Barr Fellows in Vieques

April 18, 2011 Leave a comment

Photo by: i-loot-i

I write from vacation in Puerto Rico, my place of origin.  I am amazed by the fact that I left when I was 12 but the place still feels like home – in a very deep way.  I’m on vacation after facilitating a retreat for the Barr Fellows Class of 2009 in Vieques, PR.  It was a phenomenal experience, certainly for me but most importantly for the Fellows.

I have witnessed the significant deepening of relationships among these fellows since they first came together as a cohort during on our learning journey to Brazil in June of 2009.  We have had a number of retreats and events since, some as a class, some with the larger network of Barr Fellows.   At this mid-way point through their three-year process (though their being part of the network has no formal end), it becomes absolutely moving to witness powerful shifts towards greater possibility.

The fellows are comfortable with each other, they find support and care in one another, they easily flow across the spectrum of conversation – from the deeply personal, to the organizational, the tactical, the strategic, the larger possibilities for movement.  This happens more and more organically, it requires much lighter facilitation – they are in flow with one another, reconnected to their individual purpose and more capable of seeing patterns of connection.

In Vieques we found ourselves among key leaders in a movement that successfully won in a decades-long struggle to stop the U.S. Navy from using the island as a bombing range. (Committee for the Rescue and Development of Vieques). We met people who are now struggling to transition from opposition to sustainable development for the people of Vieques (Vieques Microenterprise Incubator ).

We spent time with people who are devoting their lives to preserving the unique and fragile ecology of an island that has faced the sort of environmental devastation that comes with decades of abuse from a militaristic regime (Vieques Conservation and Historical Trust).  Common among these groups and their representatives was a deep sense of authentic care, a loving attention to something fragile, something that is still emergent.

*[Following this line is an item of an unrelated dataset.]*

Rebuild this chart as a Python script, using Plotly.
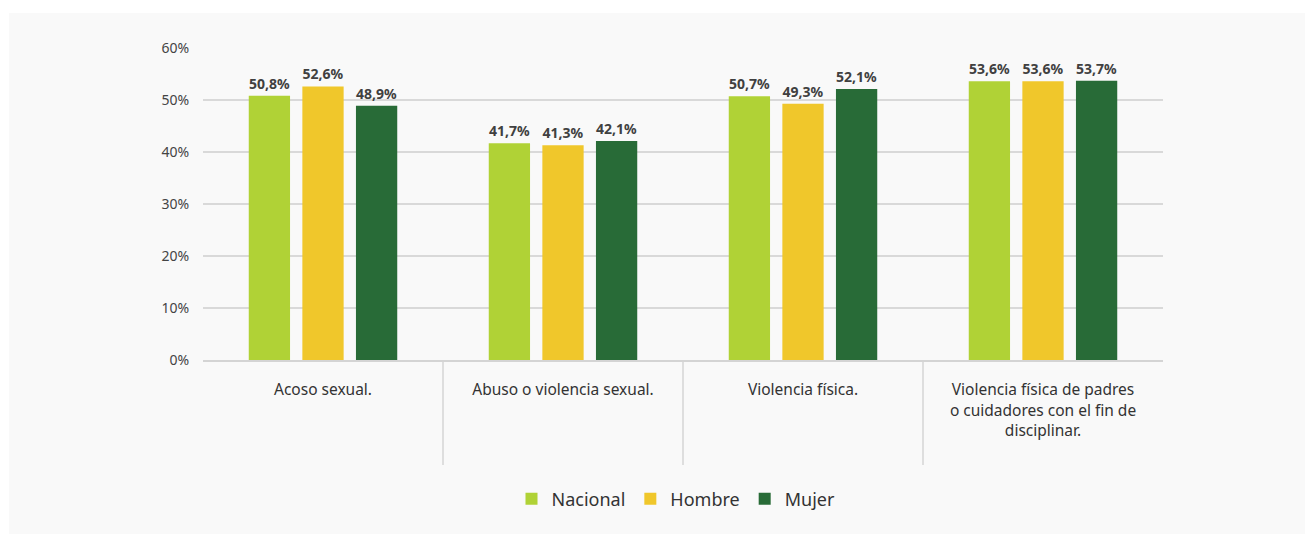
import plotly.graph_objects as go

categories = ["Acoso sexual.", "Abuso o violencia sexual.", "Violencia física.",
              "Violencia física de padres<br>o cuidadores con el fin de<br>disciplinar."]
series_names = ["Nacional", "Hombre", "Mujer"]
nacional = [50.8, 41.7, 50.7, 53.6]
hombre = [52.6, 41.3, 49.3, 53.6]
mujer = [48.9, 42.1, 52.1, 53.7]
y_ticks = [0, 10, 20, 30, 40, 50, 60]

colors = ["#b0d236", "#f0c72b", "#286b37"]
FONT = "Noto Sans, Open Sans, sans-serif"

def fmt(v):
    return f"{v:.1f}".replace(".", ",") + "%"

fig = go.Figure()
for name, vals, col in zip(series_names, [nacional, hombre, mujer], colors):
    fig.add_trace(go.Bar(
        x=categories, y=vals, name=name, marker=dict(color=col, line=dict(width=0)),
        text=[fmt(v) for v in vals], textposition="outside",
        textfont=dict(family=FONT, size=14, color="#404040", weight="bold"),
        cliponaxis=False,
    ))

OFF = 8  # page body margin
W, H = 1315 - OFF, 534 - OFF
L, R, T, B = 203 - OFF, 1163 - OFF, 48 - OFF, 360 - OFF
pw, ph = R - L, B - T

def px(x):
    return (x - OFF - L) / pw

def py(y):
    return (B - (y - OFF)) / ph

shapes = [dict(type="rect", xref="paper", yref="paper", x0=px(9), x1=px(1305), y0=py(540), y1=py(13),
               fillcolor="#f9f9f9", line=dict(width=0), layer="below")]
for i in range(1, len(categories)):
    shapes.append(dict(type="line", xref="x", yref="paper", x0=i - 0.5, x1=i - 0.5,
                       y0=0, y1=py(465), line=dict(color="#d4d4d4", width=1.5)))

fig.update_layout(
    width=W, height=H,
    margin=dict(l=L, r=W - R, t=T, b=H - B, pad=0),
    paper_bgcolor="white", plot_bgcolor="rgba(0,0,0,0)",
    barmode="group", bargap=0.33, bargroupgap=0.23,
    font=dict(family=FONT, color="#333333"),
    shapes=shapes,
    showlegend=True,
    legend=dict(orientation="h", x=px(676), xanchor="center", y=py(499), yanchor="middle",
                font=dict(family=FONT, size=18, color="#333333"), itemwidth=30,
                bgcolor="rgba(0,0,0,0)"),
    xaxis=dict(showgrid=False, showline=True, linecolor="#d4d4d4", linewidth=1.5,
               ticks="outside", ticklen=15, tickcolor="rgba(0,0,0,0)",
               tickfont=dict(family=FONT, size=15.5, color="#333333")),
    yaxis=dict(range=[0, 60], tickvals=y_ticks, ticktext=[f"{v}%" for v in y_ticks],
               showgrid=True, gridcolor="#d9d9d9", gridwidth=1.5, zeroline=False, showline=False,
               ticks="outside", ticklen=10, tickcolor="rgba(0,0,0,0)",
               tickfont=dict(family=FONT, size=14, color="#444444")),
)

fig.write_html("out.html")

The most powerful moment came as we swam in the Bioluminescent Bay.  Every movement we made led to a bright fluorescent glow co-arising around our bodies, like a radiant liquid aura.  Profoundly moved by the experience, we reflected on the nature of the bay – 40% more salt than the ocean that feeds it.  It is hard for life to thrive there.  And yet it is in such a place that these tiny microorganisms thrive.  Their fluorescence is a defense mechanism that scares off the bigger fish that keep trying to feed on them.

Theirs is a collective action, their defense becomes defiance as they thrive in a world that threatens life, and they do it by radiating light.